Task requirements
Copy exactly the lines from the start of the material through the line with "89.8, 87.7, 89.0, 89.4, 92.1, 89.8, 89.2]". Pictures stay out of the copy.

Data excerpt
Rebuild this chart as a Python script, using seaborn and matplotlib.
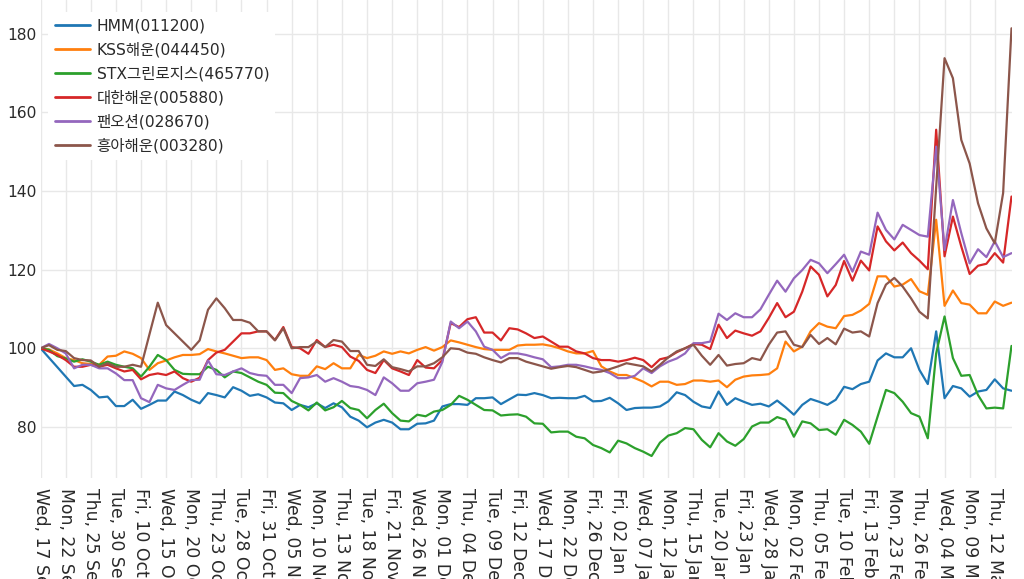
import numpy as np
import pandas as pd
import matplotlib
matplotlib.use("Agg")
import matplotlib.pyplot as plt
import seaborn as sns

# ---- trading days (KRX) ----
holidays = ["2025-10-03", "2025-10-06", "2025-10-07", "2025-10-08", "2025-10-09",
            "2025-12-25", "2025-12-31", "2026-01-01",
            "2026-02-16", "2026-02-17", "2026-02-18", "2026-03-02"]
dates = [d for d in pd.bdate_range("2025-09-17", "2026-03-16")
         if d.strftime("%Y-%m-%d") not in holidays]

series_names = ["HMM(011200)", "KSS해운(044450)", "STX그린로지스(465770)",
                "대한해운(005880)", "팬오션(028670)", "흥아해운(003280)"]
colors = ["#1f77b4", "#ff7f0e", "#2ca02c", "#d62728", "#9467bd", "#8c564b"]

hmm = [100, 97.6, 95.2, 92.8, 90.4, 90.7, 89.4, 87.5, 87.7, 85.3, 85.3, 86.9, 84.6, 85.6, 86.7, 86.7, 89.0, 88.1, 86.9, 86.0,
       88.6, 88.1, 87.5, 90.1, 89.2, 87.9, 88.3, 87.5, 86.2, 86.0,
       84.3, 85.6, 85.0, 86.0, 84.8, 86.0, 85.0, 82.6, 81.6, 79.9,
       81.1, 81.8, 81.1, 79.4, 79.4, 80.8, 80.9, 81.6, 85.2, 85.8,
       85.8, 85.6, 87.3, 87.3, 87.5, 85.8, 87.0, 88.2, 88.1, 88.6,
       88.1, 87.3, 87.4, 87.3, 87.3, 87.9, 86.5, 86.6, 87.4, 86.0,
       84.3, 84.8, 84.9, 84.9, 85.2, 86.5, 88.8, 88.1, 86.4, 85.2,
       84.8, 89.0, 85.6, 87.3, 86.4, 85.6, 85.9, 85.2, 86.7, 85.0,
       83.1, 85.6, 87.1, 86.4, 85.6, 86.9, 90.2, 89.6, 90.9, 91.5,
       96.9, 98.7, 97.7, 97.7, 100.0, 94.5, 90.9, 104.3, 87.3, 90.4,
       89.8, 87.7, 89.0, 89.4, 92.1, 89.8, 89.2]

kss = [100, 99.7, 98.7, 97.5, 97.0, 96.2, 96.0, 95.8, 97.9, 98.1, 99.2, 98.6, 97.5, 94.5, 96.2, 96.9, 97.7, 98.3, 98.3, 98.5,
       99.8, 99.2, 98.7, 98.1, 97.5, 97.7, 97.7, 97.0, 94.5, 94.9,
       93.4, 93.0, 93.0, 95.4, 94.7, 96.2, 94.9, 94.9, 98.3, 97.5,
       98.1, 99.2, 98.6, 99.2, 98.7, 99.6, 100.3, 99.4, 100.3, 102.0,
       101.5, 100.9, 100.3, 99.8, 99.6, 99.6, 99.6, 100.7, 100.9, 100.9,
       101.0, 100.6, 100.0, 99.2, 98.7, 98.7, 99.3, 95.4, 94.1, 93.2,
       93.2, 92.4, 91.5, 90.3, 91.5, 91.5, 90.7, 90.9, 91.8, 91.8,
       91.5, 91.8, 90.1, 92.0, 92.8, 93.1, 93.2, 93.4, 94.9, 101.7,
       99.2, 100.4, 104.3, 106.4, 105.5, 105.1, 108.2, 108.5, 109.6, 111.3,
       118.3, 118.3, 115.7, 116.2, 117.6, 114.5, 113.6, 132.7, 110.8, 114.7,
       111.5, 111.1, 108.9, 108.9, 111.9, 110.8, 111.6]

stx = [100, 99.6, 98.0, 97.4, 96.6, 97.2, 96.6, 95.8, 96.6, 95.8, 95.3, 94.9, 92.8, 95.3, 98.3, 97.0, 94.5, 93.5, 93.4, 93.4,
       95.3, 94.5, 92.6, 94.1, 93.7, 92.6, 91.5, 90.7, 88.7, 88.6,
       86.6, 85.6, 84.2, 86.2, 84.2, 85.0, 86.6, 84.8, 84.3, 82.2,
       84.3, 85.9, 83.5, 81.6, 81.4, 83.1, 82.7, 83.9, 84.3, 85.6,
       87.9, 86.9, 85.6, 84.3, 84.2, 82.9, 83.1, 83.2, 82.6, 80.9,
       80.8, 78.6, 78.8, 78.8, 77.5, 77.1, 75.4, 74.6, 73.5, 76.5,
       75.8, 74.6, 73.7, 72.6, 76.0, 77.8, 78.4, 79.7, 79.4, 76.7,
       74.8, 78.4, 76.3, 75.2, 76.9, 80.1, 81.1, 81.1, 82.5, 81.8,
       77.5, 81.4, 80.9, 79.2, 79.4, 78.0, 81.8, 80.5, 78.8, 75.7,
       82.6, 89.4, 88.6, 86.4, 83.5, 82.6, 77.1, 98.7, 108.1, 97.5,
       93.0, 93.2, 88.1, 84.7, 84.9, 84.7, 100.6]

daehan = [100, 99.2, 98.3, 97.0, 95.3, 95.3, 95.8, 95.3, 95.8, 94.9, 94.1, 94.5, 92.1, 93.2, 93.6, 93.2, 94.1, 92.4, 91.5, 92.5,
          97.0, 98.9, 99.6, 101.7, 103.8, 103.8, 104.3, 104.3, 102.1, 105.4,
          100.3, 100.0, 98.6, 102.1, 100.3, 100.9, 100.3, 97.9, 96.8, 94.5,
          93.7, 97.0, 94.9, 94.1, 93.2, 97.0, 95.1, 94.9, 97.0, 106.4,
          105.4, 107.4, 107.9, 104.0, 104.0, 102.0, 105.1, 104.8, 103.8, 102.6,
          103.0, 101.7, 100.4, 100.4, 99.2, 98.7, 97.5, 97.0, 97.0, 96.6,
          97.0, 97.6, 97.0, 95.2, 97.2, 97.7, 99.0, 100.0, 101.1, 100.9,
          99.8, 106.0, 102.6, 104.5, 103.8, 103.2, 104.3, 107.7, 111.5, 107.9,
          109.3, 114.4, 120.8, 118.7, 113.2, 116.1, 122.2, 117.2, 122.3, 119.8,
          131.0, 127.2, 124.9, 126.9, 124.2, 122.3, 120.1, 155.6, 123.4, 133.5,
          125.9, 118.9, 121.0, 121.5, 124.2, 121.8, 138.6]

pan = [100, 101.1, 100, 98.7, 94.9, 95.8, 95.8, 94.9, 94.9, 93.6, 91.9, 91.9, 87.3, 86.3, 90.7, 89.8, 89.4, 90.7, 91.9, 92.0,
       96.9, 93.4, 93.2, 94.1, 94.9, 93.7, 93.2, 93.0, 90.7, 90.7,
       88.6, 92.4, 92.6, 93.2, 91.5, 92.4, 91.5, 90.4, 90.1, 89.4,
       88.1, 92.6, 91.1, 89.2, 89.2, 91.1, 91.5, 92.0, 96.5, 106.8,
       105.1, 106.8, 104.3, 100.4, 99.6, 97.5, 98.7, 98.7, 98.3, 97.7,
       97.2, 95.2, 95.4, 95.8, 95.8, 95.4, 94.9, 94.5, 93.7, 92.4,
       92.4, 93.0, 94.9, 93.7, 95.4, 96.6, 97.4, 98.7, 101.3, 101.3,
       101.7, 108.8, 107.2, 108.9, 107.9, 107.9, 109.9, 113.6, 117.2, 114.4,
       117.8, 119.9, 122.5, 121.6, 119.1, 121.4, 123.8, 119.5, 124.6, 123.8,
       134.5, 130.1, 127.7, 131.4, 130.1, 128.8, 128.4, 151.3, 125.0, 137.7,
       129.3, 121.6, 125.2, 123.2, 127.2, 123.2, 124.2]

heunga = [100, 100.8, 99.6, 99.3, 97.5, 97.0, 96.9, 95.3, 96.2, 95.3, 95.3, 95.8, 95.3, 103.5, 111.6, 105.9, 103.8, 101.7, 99.6, 102.0,
          109.8, 112.7, 110.2, 107.2, 107.2, 106.5, 104.3, 104.3, 102.0, 105.1,
          100.0, 100.3, 100.3, 101.7, 100.3, 102.1, 101.7, 99.3, 99.3, 95.8,
          95.5, 97.2, 95.2, 94.7, 94.1, 95.4, 95.4, 96.2, 97.7, 100.0,
          99.8, 98.9, 98.6, 97.7, 97.0, 96.4, 97.5, 97.5, 96.6, 96.0,
          95.4, 94.8, 95.2, 95.5, 95.2, 94.5, 93.8, 94.1, 94.7, 95.4,
          96.2, 95.8, 95.4, 94.1, 95.8, 97.7, 99.2, 100.0, 100.9, 98.1,
          95.8, 98.3, 95.6, 96.0, 96.2, 97.5, 97.0, 100.9, 104.0, 104.3,
          100.9, 100.3, 103.4, 101.1, 102.6, 101.0, 105.0, 104.0, 104.3, 103.0,
          111.5, 116.2, 117.9, 115.7, 112.7, 109.3, 107.6, 141.0, 173.8, 168.7,
          153.0, 147.0, 136.9, 130.5, 126.7, 139.5, 181.4]

y_ticks = [80, 100, 120, 140, 160, 180]

all_series = [hmm, kss, stx, daehan, pan, heunga]
frames = []
for name, vals in zip(series_names, all_series):
    frames.append(pd.DataFrame({"idx": np.arange(len(vals)), "value": vals, "series": name}))
df = pd.concat(frames, ignore_index=True)

sns.set_theme(style="white")
plt.rcParams["font.family"] = ["DejaVu Sans", "Noto Sans CJK KR"]
text_color = "#2a2a2a"
fs = 11.2

fig = plt.figure(figsize=(10.24, 5.79), dpi=100)
ax = fig.add_axes([40.6 / 1024, 1 - 478 / 579, (1011.5 - 40.6) / 1024, 478 / 579])

sns.lineplot(data=df, x="idx", y="value", hue="series", hue_order=series_names,
             palette=colors, linewidth=1.6, ax=ax, sort=False)

ax.set_xlim(0, len(dates) - 1)
ax.set_ylim(67.0, 188.6)

tick_pos = list(range(0, len(dates), 3))
tick_labels = [dates[i].strftime("%a, %d %b") for i in tick_pos]
ax.set_xticks(tick_pos)
ax.set_xticklabels(tick_labels, rotation=-90, va="top", ha="center",
                   fontsize=12.4, color=text_color, rotation_mode="default")
ax.set_yticks(y_ticks)
ax.set_yticklabels([str(v) for v in y_ticks], fontsize=fs, color=text_color)
ax.tick_params(axis="both", length=0, pad=3)
ax.tick_params(axis="x", pad=7)

ax.grid(True, color="#e8e8e8", linewidth=1.0)
ax.set_axisbelow(True)
for s in ax.spines.values():
    s.set_visible(False)
ax.set_xlabel("")
ax.set_ylabel("")

handles, labels = ax.get_legend_handles_labels()
for h in handles:
    h.set_linewidth(2.0)
leg = ax.legend(handles, labels, loc="upper left", bbox_to_anchor=(0.008, 0.975),
                frameon=True, framealpha=1.0, facecolor="white", edgecolor="none",
                fontsize=fs, handlelength=2.25, handletextpad=0.45,
                labelspacing=0.55, borderpad=0.4, borderaxespad=0)
for t in leg.get_texts():
    t.set_color(text_color)
leg.get_frame().set_boxstyle("square", pad=0)

fig.savefig("out.png", dpi=100)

Response to this task
Rebuild this chart as a Python script, using seaborn and matplotlib.
import numpy as np
import pandas as pd
import matplotlib
matplotlib.use("Agg")
import matplotlib.pyplot as plt
import seaborn as sns

# ---- trading days (KRX) ----
holidays = ["2025-10-03", "2025-10-06", "2025-10-07", "2025-10-08", "2025-10-09",
            "2025-12-25", "2025-12-31", "2026-01-01",
            "2026-02-16", "2026-02-17", "2026-02-18", "2026-03-02"]
dates = [d for d in pd.bdate_range("2025-09-17", "2026-03-16")
         if d.strftime("%Y-%m-%d") not in holidays]

series_names = ["HMM(011200)", "KSS해운(044450)", "STX그린로지스(465770)",
                "대한해운(005880)", "팬오션(028670)", "흥아해운(003280)"]
colors = ["#1f77b4", "#ff7f0e", "#2ca02c", "#d62728", "#9467bd", "#8c564b"]

hmm = [100, 97.6, 95.2, 92.8, 90.4, 90.7, 89.4, 87.5, 87.7, 85.3, 85.3, 86.9, 84.6, 85.6, 86.7, 86.7, 89.0, 88.1, 86.9, 86.0,
       88.6, 88.1, 87.5, 90.1, 89.2, 87.9, 88.3, 87.5, 86.2, 86.0,
       84.3, 85.6, 85.0, 86.0, 84.8, 86.0, 85.0, 82.6, 81.6, 79.9,
       81.1, 81.8, 81.1, 79.4, 79.4, 80.8, 80.9, 81.6, 85.2, 85.8,
       85.8, 85.6, 87.3, 87.3, 87.5, 85.8, 87.0, 88.2, 88.1, 88.6,
       88.1, 87.3, 87.4, 87.3, 87.3, 87.9, 86.5, 86.6, 87.4, 86.0,
       84.3, 84.8, 84.9, 84.9, 85.2, 86.5, 88.8, 88.1, 86.4, 85.2,
       84.8, 89.0, 85.6, 87.3, 86.4, 85.6, 85.9, 85.2, 86.7, 85.0,
       83.1, 85.6, 87.1, 86.4, 85.6, 86.9, 90.2, 89.6, 90.9, 91.5,
       96.9, 98.7, 97.7, 97.7, 100.0, 94.5, 90.9, 104.3, 87.3, 90.4,
       89.8, 87.7, 89.0, 89.4, 92.1, 89.8, 89.2]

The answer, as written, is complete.